EXERCISE DETAILS: Extract each line of the material that follows exactly and omit its pictures.

___ DATASET SECTION

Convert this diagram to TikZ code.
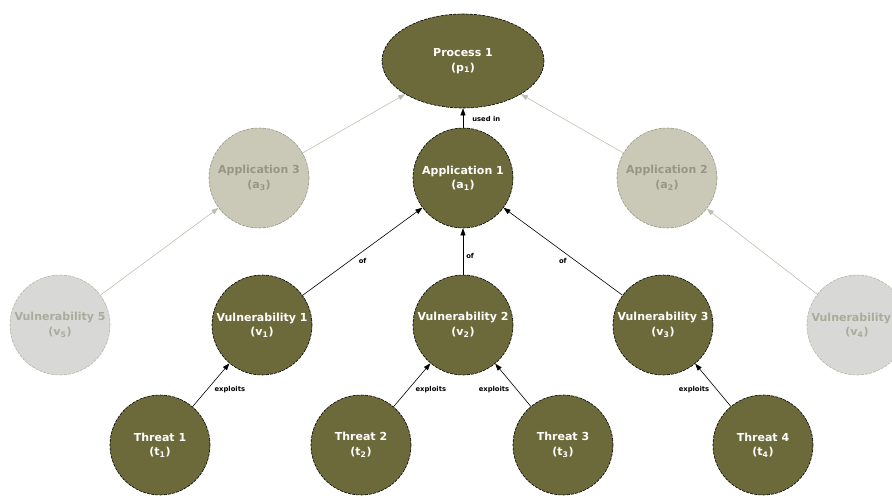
\documentclass[tikz,border=0pt]{standalone}
\usepackage{fontspec}
\setmainfont{DejaVu Sans}
\usetikzlibrary{arrows.meta,shapes.geometric}
\definecolor{olive}{RGB}{108,106,58}
\definecolor{paleapp}{RGB}{202,201,184}
\definecolor{palevul}{RGB}{216,216,214}
\definecolor{paletext}{RGB}{150,150,130}
\definecolor{paleedge}{RGB}{190,190,175}
\tikzset{
  x=1pt, y=-1pt,
  active/.style={circle, minimum size=100pt, inner sep=0pt, fill=olive, draw=black,
    dash pattern=on 3pt off 1.2pt, line width=0.6pt, text=white,
    font=\bfseries\fontsize{11}{14.5}\selectfont, align=center},
  faded/.style={active, fill=paleapp, draw=paletext, text=paletext},
  fadedv/.style={active, fill=palevul, draw=paletext!70, text=paletext!80},
  rel/.style={-{Triangle[length=7pt,width=5pt]}, line width=0.6pt, black},
  paleRel/.style={rel, draw=paleedge, -{Triangle[length=7pt,width=5pt,fill=paleedge]}},
  lbl/.style={font=\bfseries\fontsize{6.8}{8}\selectfont, text=black, inner sep=1pt},
}
\begin{document}
\begin{tikzpicture}
\useasboundingbox (0,0) rectangle (892,498);
\clip (0,0) rectangle (892,498);

% top process
\node[active, ellipse, minimum width=162pt, minimum height=94pt] (p1) at (463,61)
  {Process 1\\(p\textsubscript{1})};

% applications
\node[active] (a1) at (463,178) {Application 1\\(a\textsubscript{1})};
\node[faded] (a3) at (259,178) {Application 3\\(a\textsubscript{3})};
\node[faded] (a2) at (667,178) {Application 2\\(a\textsubscript{2})};

% vulnerabilities
\node[fadedv] (v5) at (60,325) {Vulnerability 5\\(v\textsubscript{5})};
\node[active] (v1) at (262,325) {Vulnerability 1\\(v\textsubscript{1})};
\node[active] (v2) at (463,325) {Vulnerability 2\\(v\textsubscript{2})};
\node[active] (v3) at (663,325) {Vulnerability 3\\(v\textsubscript{3})};
\node[fadedv] (v4) at (857,325) {Vulnerability 4\\(v\textsubscript{4})};

% threats
\node[active] (t1) at (160,445) {Threat 1\\(t\textsubscript{1})};
\node[active] (t2) at (361,445) {Threat 2\\(t\textsubscript{2})};
\node[active] (t3) at (563,445) {Threat 3\\(t\textsubscript{3})};
\node[active] (t4) at (763,445) {Threat 4\\(t\textsubscript{4})};

% relations
\draw[rel] (a1) -- node[lbl, right=8pt, pos=0.45] {used in} (p1);
\draw[paleRel] (a3) -- (p1);
\draw[paleRel] (a2) -- (p1);

\draw[rel] (v1) -- node[lbl, pos=0.45, below right=1pt] {of} (a1);
\draw[rel] (v2) -- node[lbl, pos=0.4, right=2pt] {of} (a1);
\draw[rel] (v3) -- node[lbl, pos=0.45, below left=1pt] {of} (a1);
\draw[paleRel] (v5) -- (a3);
\draw[paleRel] (v4) -- (a2);

\draw[rel] (t1) -- node[lbl, pos=0.4, right=6pt] {exploits} (v1);
\draw[rel] (t2) -- node[lbl, pos=0.4, right=6pt] {exploits} (v2);
\draw[rel] (t3) -- node[lbl, pos=0.4, left=6pt] {exploits} (v2);
\draw[rel] (t4) -- node[lbl, pos=0.4, left=6pt] {exploits} (v3);
\end{tikzpicture}
\end{document}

______

TASK SOLUTION:
Convert this diagram to TikZ code.
\documentclass[tikz,border=0pt]{standalone}
\usepackage{fontspec}
\setmainfont{DejaVu Sans}
\usetikzlibrary{arrows.meta,shapes.geometric}
\definecolor{olive}{RGB}{108,106,58}
\definecolor{paleapp}{RGB}{202,201,184}
\definecolor{palevul}{RGB}{216,216,214}
\definecolor{paletext}{RGB}{150,150,130}
\definecolor{paleedge}{RGB}{190,190,175}
\tikzset{
  x=1pt, y=-1pt,
  active/.style={circle, minimum size=100pt, inner sep=0pt, fill=olive, draw=black,
    dash pattern=on 3pt off 1.2pt, line width=0.6pt, text=white,
    font=\bfseries\fontsize{11}{14.5}\selectfont, align=center},
  faded/.style={active, fill=paleapp, draw=paletext, text=paletext},
  fadedv/.style={active, fill=palevul, draw=paletext!70, text=paletext!80},
  rel/.style={-{Triangle[length=7pt,width=5pt]}, line width=0.6pt, black},
  paleRel/.style={rel, draw=paleedge, -{Triangle[length=7pt,width=5pt,fill=paleedge]}},
  lbl/.style={font=\bfseries\fontsize{6.8}{8}\selectfont, text=black, inner sep=1pt},
}
\begin{document}
\begin{tikzpicture}
\useasboundingbox (0,0) rectangle (892,498);
\clip (0,0) rectangle (892,498);

% top process
\node[active, ellipse, minimum width=162pt, minimum height=94pt] (p1) at (463,61)
  {Process 1\\(p\textsubscript{1})};

% applications
\node[active] (a1) at (463,178) {Application 1\\(a\textsubscript{1})};
\node[faded] (a3) at (259,178) {Application 3\\(a\textsubscript{3})};
\node[faded] (a2) at (667,178) {Application 2\\(a\textsubscript{2})};

% vulnerabilities
\node[fadedv] (v5) at (60,325) {Vulnerability 5\\(v\textsubscript{5})};
\node[active] (v1) at (262,325) {Vulnerability 1\\(v\textsubscript{1})};
\node[active] (v2) at (463,325) {Vulnerability 2\\(v\textsubscript{2})};
\node[active] (v3) at (663,325) {Vulnerability 3\\(v\textsubscript{3})};
\node[fadedv] (v4) at (857,325) {Vulnerability 4\\(v\textsubscript{4})};

% threats
\node[active] (t1) at (160,445) {Threat 1\\(t\textsubscript{1})};
\node[active] (t2) at (361,445) {Threat 2\\(t\textsubscript{2})};
\node[active] (t3) at (563,445) {Threat 3\\(t\textsubscript{3})};
\node[active] (t4) at (763,445) {Threat 4\\(t\textsubscript{4})};

% relations
\draw[rel] (a1) -- node[lbl, right=8pt, pos=0.45] {used in} (p1);
\draw[paleRel] (a3) -- (p1);
\draw[paleRel] (a2) -- (p1);

\draw[rel] (v1) -- node[lbl, pos=0.45, below right=1pt] {of} (a1);
\draw[rel] (v2) -- node[lbl, pos=0.4, right=2pt] {of} (a1);
\draw[rel] (v3) -- node[lbl, pos=0.45, below left=1pt] {of} (a1);
\draw[paleRel] (v5) -- (a3);
\draw[paleRel] (v4) -- (a2);

\draw[rel] (t1) -- node[lbl, pos=0.4, right=6pt] {exploits} (v1);
\draw[rel] (t2) -- node[lbl, pos=0.4, right=6pt] {exploits} (v2);
\draw[rel] (t3) -- node[lbl, pos=0.4, left=6pt] {exploits} (v2);
\draw[rel] (t4) -- node[lbl, pos=0.4, left=6pt] {exploits} (v3);
\end{tikzpicture}
\end{document}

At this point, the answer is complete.